In July, Nexage reported a milestone -- that over 50% of the money traded on their mobile ad exchange was via RTB. The data released today proves that number has and is expected to continue rising. In July, Victor Milligan, Nexage's CMO, admitted the company "expected to have fast growth" in terms of RTB use, but that "it's fair to say this has exceeded expectations."

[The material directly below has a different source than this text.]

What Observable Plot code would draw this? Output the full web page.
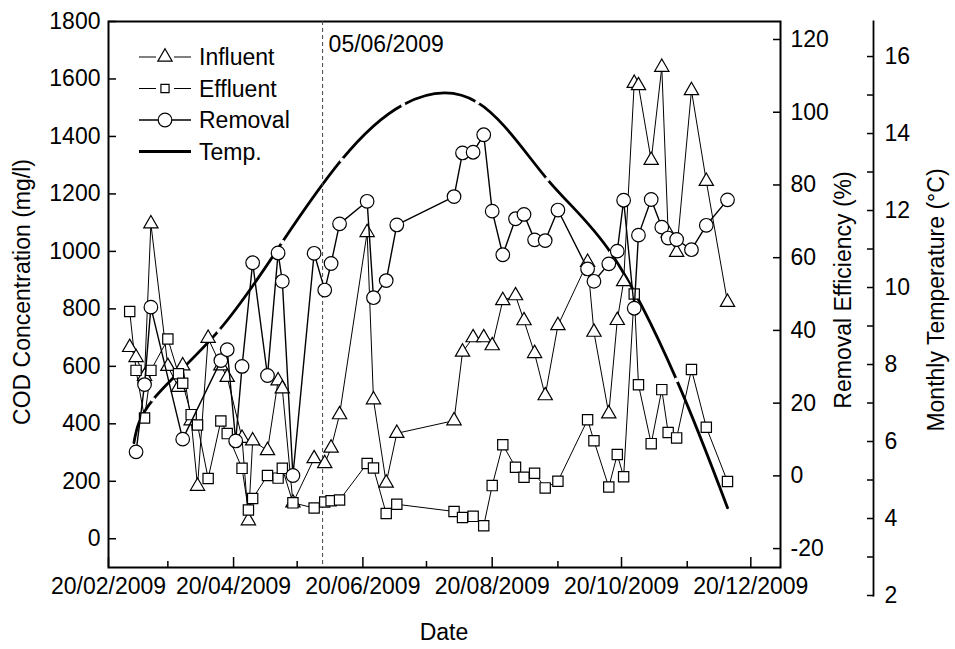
<!DOCTYPE html>
<html>
<head>
<meta charset="utf-8">
<script src="https://cdn.jsdelivr.net/npm/d3@7"></script>
<script src="https://cdn.jsdelivr.net/npm/@observablehq/plot@0.6"></script>
<style>
  html, body { margin: 0; padding: 0; background: white; }
  #chart { position: relative; width: 955px; height: 649px; }
  #chart > div, #chart > svg { position: absolute; left: 0; top: 0; }
</style>
</head>
<body>
<div id="chart">
  <div id="layerTemp"></div>
  <div id="layerCOD"></div>
  <div id="layerRem"></div>
</div>
<script>
// ---------------- data ----------------
const sampleDates = [
  "2009-03-02","2009-03-05","2009-03-09","2009-03-12","2009-03-20","2009-03-25","2009-03-27","2009-03-31",
  "2009-04-03","2009-04-08","2009-04-14","2009-04-17","2009-04-24","2009-04-27","2009-04-29",
  "2009-05-06","2009-05-11","2009-05-13","2009-05-18","2009-05-28",
  "2009-06-02","2009-06-05","2009-06-09","2009-06-22","2009-06-25",
  "2009-07-01","2009-07-06",
  "2009-08-02","2009-08-06","2009-08-11","2009-08-16","2009-08-20","2009-08-25","2009-08-31",
  "2009-09-04","2009-09-09","2009-09-14","2009-09-20",
  "2009-10-04","2009-10-07","2009-10-14","2009-10-18","2009-10-21","2009-10-26","2009-10-28",
  "2009-11-03","2009-11-08","2009-11-11","2009-11-15","2009-11-22","2009-11-29","2009-12-09"
];
const influent = [
  666, 631, 565, 1096, 600, 527, 602, 411,
  183, 698, 602, 562, 350, 63, 341,
  307, 550, 522, 125, 279,
  262, 316, 432, 1066, 484,
  194, 367,
  411, 650, 700, 700, 672, 829, 846,
  759, 645, 498, 742,
  962, 719, 435, 760, 895, 1585, 1577,
  1317, 1641, 1065, 997, 1560, 1244, 823
];
const effluent = [
  791, 586, 420, 586, 695, 574, 541, 432,
  396, 210, 410, 366, 245, 100, 140,
  220, 211, 245, 125, 107,
  128, 132, 135, 262, 246,
  88, 120,
  95, 74, 78, 45, 185, 327, 249,
  214, 228, 177, 200,
  414, 341, 180, 293, 216, 852, 536,
  331, 519, 370, 351, 589, 388, 199
];
const removalDates = [
  "2009-03-05","2009-03-09","2009-03-12","2009-03-27","2009-04-14","2009-04-17","2009-04-21","2009-04-24","2009-04-29",
  "2009-05-06","2009-05-11","2009-05-13","2009-05-18","2009-05-28",
  "2009-06-02","2009-06-05","2009-06-09","2009-06-22","2009-06-25",
  "2009-07-01","2009-07-06",
  "2009-08-02","2009-08-06","2009-08-11","2009-08-16","2009-08-20","2009-08-25","2009-08-31",
  "2009-09-04","2009-09-09","2009-09-14","2009-09-20",
  "2009-10-04","2009-10-07","2009-10-14","2009-10-18","2009-10-21","2009-10-26","2009-10-28",
  "2009-11-03","2009-11-08","2009-11-11","2009-11-15","2009-11-22","2009-11-29","2009-12-09"
];
const removal = [
  6.6, 25.1, 46.4, 10.1, 31.7, 34.7, 9.6, 30.1, 58.6,
  27.6, 61.3, 53.5, 0.1, 61.2,
  51.1, 58.4, 69.3, 75.5, 49.0,
  53.7, 69.0,
  76.8, 88.8, 89.0, 93.8, 72.8, 60.8, 70.7,
  71.9, 64.9, 64.7, 73.1,
  56.9, 53.5, 58.3, 61.8, 75.8, 46.1, 66.2,
  76.0, 68.4, 65.4, 65.0, 62.2, 68.9, 75.9
];
const tempDates = ["2009-03-04","2009-03-13","2009-04-13","2009-05-13","2009-06-10","2009-07-09",
                   "2009-08-13","2009-09-15","2009-10-15","2009-11-15","2009-12-09"];
const temperature = [5.97, 7.09, 8.88, 11.18, 13.32, 14.75, 14.81, 12.81, 10.9, 7.6, 4.28];

const xMajorTicks = ["2009-02-20","2009-04-20","2009-06-20","2009-08-20","2009-10-20","2009-12-20"];
const xMinorTicks = ["2009-03-20","2009-05-20","2009-07-20","2009-09-20","2009-11-20"];
const codTicks = [0, 200, 400, 600, 800, 1000, 1200, 1400, 1600, 1800];
const removalTicks = [-20, 0, 20, 40, 60, 80, 100, 120];
const tempTicks = [2, 4, 6, 8, 10, 12, 14, 16];
const tempMinorTicks = [3, 5, 7, 9, 11, 13, 15];
const markerDate = "2009-06-01";
const markerLabel = "05/06/2009";
const seriesNames = ["Influent", "Effluent", "Removal", "Temp."];
const axisTitles = {x: "Date", cod: "COD Concentration (mg/l)", removal: "Removal Efficiency (%)", temp: "Monthly Temperature (°C)"};

// ---------------- layout ----------------
const parse = d3.utcParse("%Y-%m-%d");
const W = 955, H = 649;
const xDomain = [parse("2009-02-20"), parse("2010-01-03")];
const xRange = [108, 780];
const FONT = "'Liberation Sans', Arial, Helvetica, sans-serif";
const FS = 23;
const plain = d => String(d);
const baseStyle = {background: "transparent", fontFamily: FONT, fontSize: FS + "px", overflow: "visible", color: "black"};

const codRows = sampleDates.map((d, i) => ({date: parse(d), inf: influent[i], eff: effluent[i]}));
const remRows = removalDates.map((d, i) => ({date: parse(d), v: removal[i]}));
const tempRows = tempDates.map((d, i) => ({date: parse(d), v: temperature[i]}));

// Temperature layer (bottom)
const plotTemp = Plot.plot({
  width: W, height: H,
  marginLeft: 108, marginRight: 82, marginTop: 21, marginBottom: 54,
  style: baseStyle,
  x: {type: "utc", domain: xDomain, range: xRange, axis: null},
  y: {domain: [2, 16.91]},
  marks: [
    Plot.frame({anchor: "right", stroke: "black", strokeWidth: 1.8}),
    Plot.axisY({anchor: "right", ticks: tempTicks, tickSize: -7, tickPadding: 18, strokeWidth: 1.5,
      tickFormat: plain, label: null}),
    Plot.axisY({anchor: "right", ticks: tempMinorTicks, tickSize: -7, tickFormat: () => "", strokeWidth: 1.5, label: null}),
    Plot.line(tempRows, {x: "date", y: "v", curve: "natural", stroke: "black", strokeWidth: 2.8}),
    Plot.dot(tempRows.slice(1, -1), {x: "date", y: "v", r: 2.3, fill: "white", stroke: null})
  ]
});

// COD layer
const plotCOD = Plot.plot({
  width: W, height: H,
  marginLeft: 108, marginRight: 175, marginTop: 21, marginBottom: 82,
  style: baseStyle,
  x: {type: "utc", domain: xDomain, range: xRange},
  y: {domain: [-100, 1800]},
  marks: [
    Plot.frame({stroke: "black", strokeWidth: 2}),
    Plot.axisX({ticks: xMajorTicks.map(parse), tickFormat: d3.utcFormat("%d/%m/%Y"), tickSize: -10, tickPadding: 20,
      strokeWidth: 1.5, label: null}),
    Plot.axisX({ticks: xMinorTicks.map(parse), tickFormat: () => "", tickSize: -6, strokeWidth: 1.5, label: null}),
    Plot.axisY({ticks: codTicks, tickSize: -8, tickPadding: 16, strokeWidth: 1.5, tickFormat: plain, label: null}),
    Plot.ruleX([parse(markerDate)], {stroke: "#444", strokeWidth: 1, strokeDasharray: "4,3"}),
    Plot.text([markerLabel], {x: () => parse(markerDate), text: d => d, frameAnchor: "top", textAnchor: "start",
      lineAnchor: "top", dx: 6, dy: 14, fontSize: FS}),
    Plot.line(codRows, {x: "date", y: "inf", stroke: "black", strokeWidth: 1}),
    Plot.line(codRows, {x: "date", y: "eff", stroke: "black", strokeWidth: 1}),
    Plot.dot(codRows, {x: "date", y: "inf", symbol: "triangle", r: 5.3, fill: "white", stroke: "black", strokeWidth: 1.2}),
    Plot.dot(codRows, {x: "date", y: "eff", symbol: "square", r: 5.8, fill: "white", stroke: "black", strokeWidth: 1.2})
  ]
});

// Removal layer (top)
const plotRem = Plot.plot({
  width: W, height: H,
  marginLeft: 108, marginRight: 175, marginTop: 21, marginBottom: 82,
  style: baseStyle,
  x: {type: "utc", domain: xDomain, range: xRange, axis: null},
  y: {domain: [-25.2, 124.95]},
  marks: [
    Plot.axisY({anchor: "right", ticks: removalTicks, tickSize: -8, tickPadding: 18, strokeWidth: 1.5,
      tickFormat: plain, label: null}),
    Plot.line(remRows, {x: "date", y: "v", stroke: "black", strokeWidth: 1.4}),
    Plot.dot(remRows, {x: "date", y: "v", r: 6.8, fill: "white", stroke: "black", strokeWidth: 1.2})
  ]
});

document.getElementById("layerTemp").appendChild(plotTemp);
document.getElementById("layerCOD").appendChild(plotCOD);
document.getElementById("layerRem").appendChild(plotRem);

// Overlay: legend and axis titles
const overlay = d3.select("#chart").append("svg")
  .attr("width", W).attr("height", H)
  .style("position", "absolute").style("left", 0).style("top", 0)
  .style("font-family", FONT).style("font-size", FS + "px");

overlay.append("text").attr("transform", "translate(30,292) rotate(-90)").attr("text-anchor", "middle").text(axisTitles.cod);
overlay.append("text").attr("transform", "translate(851,290) rotate(-90)").attr("text-anchor", "middle").text(axisTitles.removal);
overlay.append("text").attr("transform", "translate(944,300) rotate(-90)").attr("text-anchor", "middle").text(axisTitles.temp);
overlay.append("text").attr("x", 444).attr("y", 640).attr("text-anchor", "middle").text(axisTitles.x);

const lx0 = 139, lx1 = 191, lxc = 165, ltx = 199, ly0 = 57, ldy = 31.5;
seriesNames.forEach((name, i) => {
  const g = overlay.append("g").attr("transform", `translate(0,${ly0 + i * ldy})`);
  if (i === 3) {
    g.append("line").attr("x1", lx0).attr("x2", lx1).attr("y1", 0).attr("y2", 0).attr("stroke", "black").attr("stroke-width", 2.8);
  } else if (i === 2) {
    g.append("line").attr("x1", lx0).attr("x2", lx1).attr("y1", 0).attr("y2", 0).attr("stroke", "black").attr("stroke-width", 1.4);
    g.append("circle").attr("cx", lxc).attr("cy", 0).attr("r", 6.8).attr("fill", "white").attr("stroke", "black").attr("stroke-width", 1.2);
  } else {
    g.append("line").attr("x1", lx0).attr("x2", lxc - 9).attr("y1", 0).attr("y2", 0).attr("stroke", "black").attr("stroke-width", 1);
    g.append("line").attr("x1", lxc + 9).attr("x2", lx1).attr("y1", 0).attr("y2", 0).attr("stroke", "black").attr("stroke-width", 1);
    const sym = i === 0 ? d3.symbolTriangle : d3.symbolSquare;
    const r = i === 0 ? 5.3 : 4.6;
    g.append("path").attr("d", d3.symbol(sym, r * r * Math.PI)()).attr("transform", `translate(${lxc},0)`)
      .attr("fill", "white").attr("stroke", "black").attr("stroke-width", 1.2);
  }
  g.append("text").attr("x", ltx).attr("y", 0).attr("dy", "0.35em").text(name);
});
</script>
</body>
</html>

The company says bid volume growth (515%) exceeded the bid density growth (215%) because of "sharp growth in ad requests" via RTB. Julia Casale, Casale Media's chief marketing officer, recentlyexplained bid density to RTM Daily as such:"Less brands bidding equals lower bid density. Bid density is an excellent indicator of demand. We’ve found that increases in bid density correlate to more demand and, in turn, to higher clear prices." Clear price is the price the winning bidder pays for an ad.

The Nexage report also notes an "extraordinary and diverse" group of RTB-enabled buyers, including "online demand-side platforms (DSPs), mobile DSPs and ad networks that have transitions to RTB." Of note is the number of ad networks that have transitioned to RTB; the vast majority that have done so did it after June 2013.

Nexage says the results reveal several trends, including a "tremendous increase in supply available through RTB." In a similar vein, the report suggests interest in private exchanges has taken off, which makes sense, because private exchanges were more or less created to get publishers more comfortable with automated trading.

Nexage says revenue from their private exchanges grew 569% in the third quarter, citing CPM growth of more than 140%. The company notes both figures (revenue and CPM) are still growing in Q4.

Even with the meteoric rise in mobile RTB and the spreading adoption of mobile private exchanges, Nexage anticipates more. "We expect RTB share of spend to continue to grow as buyers expand their businesses and agencies move more money to programmatic budgets," the company predicts.